Endowment Provides Vital Research Lifeline for Neuroscience Investigator

SEPTEMBER 12, 2014 – In the research world, there is a familiar Catch-22. Bright ideas require research funding to generate preliminary data, but it is notoriously difficult for a researcher to secure funding without having that preliminary data. 

Conant

Neuroscientist Katherine Conant, MD, is no exception.

“You need to have preliminary data to get external funding and you have to have money to get preliminary data,” says Conant, an associate professor of neuroscience at Georgetown University Medical Center.

“It’s a difficult time for everyone because of dwindling federal support, but especially for young investigators,” she says.

VITAL RESEARCH LIFELINE

Conant, however, is now the recipient of National Institutes of Health funding because of a powerful leg up she was given by benefactors Edwin H. Richard and Elisabeth Richard von Matsch in 2009, shortly after she came to GUMC.

As part of a $1.5 million endowment made by the von Matsch family, Conant received generous support to study the mechanisms of neurodegenerative diseases and the identification of druggable targets. The endowment, the Edwin H. Richard and Elisabeth Richard von Matsch Distinguished Professorship in Neurological Disease, is designed to support a “prominent young” faculty member. Conant is the first recipient.

Conant said this funding has provided her a vital research lifeline, buoyed by the highly supportive scientific environment of GUMC. She is now on her way to decoding a new molecular pathway underlying a variety of neurodegenerative diseases, including Alzheimer’s and HIV-induced dementia.

Conant has leveraged this support to secure federal funding that will take her research to the next level. She and her colleague, GUMC neuroscientist Kathleen Maguire-Zeiss, PhD, secured a five-year, $1.2-million grant last year to investigate novel molecular mechanisms that contribute to the development of HIV-associated neurological disorders.

MOLECULAR ‘SCISSORS’

Conant has always been fascinated by research in general, and the nervous system in particular. After earning her MD at Boston University and completing a residency in adult neurology at Georgetown, Conant joined a laboratory at the NIH, where she dove headfirst into the study of glial cells—the cells that support neurons and brain function.

She became intrigued by the proteins these cells produce, especially “molecular scissors” known as matrix metalloproteinases (MMPs) that appear to snip key proteins involved in communication between neurons.

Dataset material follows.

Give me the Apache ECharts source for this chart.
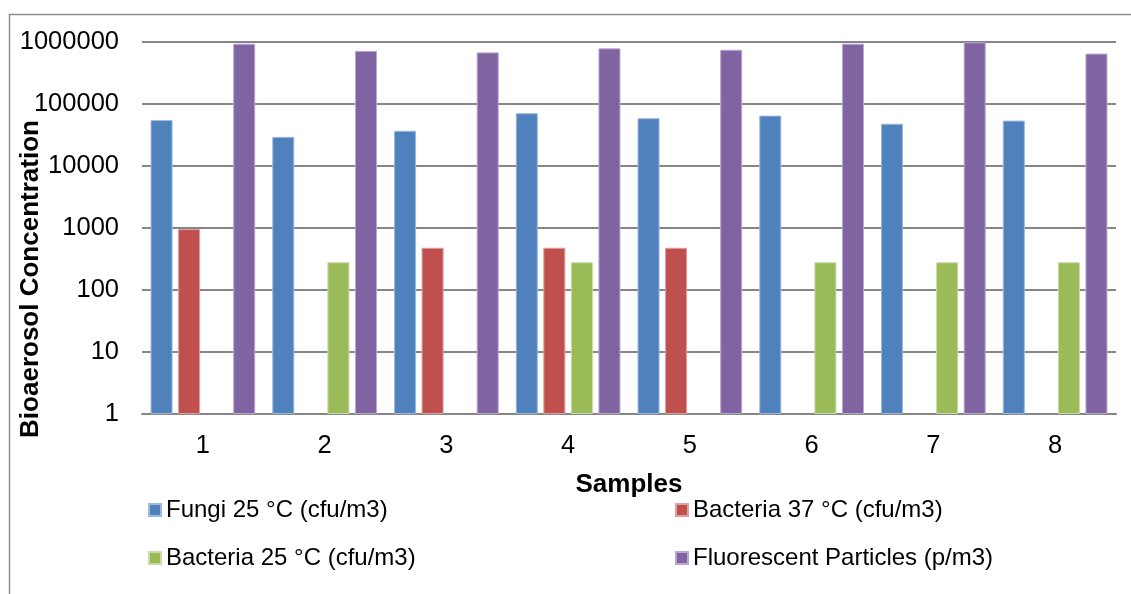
<!DOCTYPE html>
<html style="height: 100%;">
<head>
    <meta charset="utf-8">
    <title>Bioaerosol Concentration</title>
    <script type="text/javascript" src="https://cdn.jsdelivr.net/npm/echarts@6/dist/echarts.min.js"></script>
</head>
<body style="height: 100%; margin: 0; background: #fff;">
    <div id="container" style="width: 1131px; height: 594px;"></div>
    <script type="text/javascript">
        // data (null = no bar)
        var samples = ['1', '2', '3', '4', '5', '6', '7', '8'];
        var fungi25 = [55000, 29500, 37000, 71000, 59000, 65000, 48000, 54000];
        var bacteria37 = [960, null, 480, 480, 480, null, null, null];
        var bacteria25 = [null, 280, null, 280, null, 280, 280, 280];
        var fluorescent = [940000, 720000, 680000, 790000, 750000, 940000, 990000, 650000];
        var seriesNames = ['Fungi 25 °C (cfu/m3)', 'Bacteria 37 °C (cfu/m3)',
            'Bacteria 25 °C (cfu/m3)', 'Fluorescent Particles (p/m3)'];
        var colors = ['#4F81BD', '#C0504D', '#9BBB59', '#8064A2'];
        var borders = ['#9DB9DD', '#E0A09E', '#C9DBA6', '#BBA8D2'];

        var dom = document.getElementById('container');
        var myChart = echarts.init(dom);
        var font = 'Liberation Sans, Arial, sans-serif';

        // one legend per item so they sit in a 2 x 2 grid
        var legendPos = [[148, 498], [675, 498], [148, 546], [675, 546]];
        var legends = [];
        for (var i = 0; i < seriesNames.length; i++) {
            legends.push({
                data: [seriesNames[i]],
                left: legendPos[i][0],
                top: legendPos[i][1],
                padding: 0,
                itemWidth: 12,
                itemHeight: 12,
                icon: 'rect',
                selectedMode: false,
                textStyle: { fontFamily: font, fontSize: 24, color: '#000' }
            });
        }

        var values = [fungi25, bacteria37, bacteria25, fluorescent];
        var series = [];
        for (var j = 0; j < values.length; j++) {
            series.push({
                name: seriesNames[j],
                type: 'bar',
                data: values[j],
                barGap: '25%',
                barCategoryGap: '14%',
                itemStyle: { color: colors[j], borderColor: borders[j], borderWidth: 1 }
            });
        }

        var option = {
            animation: false,
            color: colors,
            legend: legends,
            grid: { left: 142, right: 15, top: 42, bottom: 180 },
            graphic: [
                {
                    type: 'rect',
                    left: 7, top: 12,
                    shape: { width: 1300, height: 800 },
                    style: { fill: 'none', stroke: '#8c8c8c', lineWidth: 1.5 },
                    silent: true
                },
                {
                    type: 'text',
                    x: 31, y: 279,
                    rotation: Math.PI / 2,
                    style: {
                        text: 'Bioaerosol Concentration',
                        font: 'bold 26px Liberation Sans, Arial, sans-serif',
                        fill: '#000',
                        align: 'center',
                        verticalAlign: 'middle'
                    }
                }
            ],
            xAxis: {
                type: 'category',
                data: samples,
                name: 'Samples',
                nameLocation: 'middle',
                nameGap: 58,
                nameTextStyle: { fontFamily: font, fontSize: 26, fontWeight: 'bold', color: '#000' },
                axisLine: { lineStyle: { color: '#868686', width: 2 } },
                axisTick: { show: false },
                axisLabel: { fontFamily: font, fontSize: 25.5, color: '#000', margin: 19 }
            },
            yAxis: {
                type: 'log',
                logBase: 10,
                min: 1,
                max: 1000000,
                axisLine: { show: false },
                axisTick: { show: false },
                splitLine: { lineStyle: { color: '#868686', width: 2 } },
                axisLabel: {
                    fontFamily: font, fontSize: 25.5, color: '#000', margin: 23,
                    formatter: function (v) { return String(Math.round(v)); }
                }
            },
            series: series
        };

        myChart.setOption(option);
        window.onresize = function () {
            myChart.resize();
        };
    </script>
</body>
</html>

She has spent the better part of her career since trying to learn everything she can about MMPs—how they contribute to normal learning and memory and how these processes may go awry when levels are elevated in the setting of brain injury.

Conant has discovered that the levels of MMPs are abnormally high in diseases such as HIV-induced dementia, but she is still studying why this matters.

“They are probably causing damage through excess cutting of molecules that are important to healthy function of synapses. This disrupts neurotransmission,” she says.

GAINING RESEARCH MOMENTUM

This research offers the potential for treating a variety of brain disorders in new ways, Conant says. Given that MMPs exist throughout the body and have been linked to various inflammatory diseases, some researchers are trying to inhibit their activity as a potential therapy. Inflammation is a driving force in HIV dementia and has been associated with the development of Alzheimer’s.

Conant has published several research studies as a result of support from the von Matsch professorship, and has seen an increase in publications in high-profile journals on the subject over the last year or two.

“The more research, the merrier. This is really novel stuff, and could provide some nice new pieces to the puzzle of brain degeneration and its treatment,” Conant says. “Having the support I have had, both through the endowed professorship and from my department chair and my colleagues, has made all the difference.”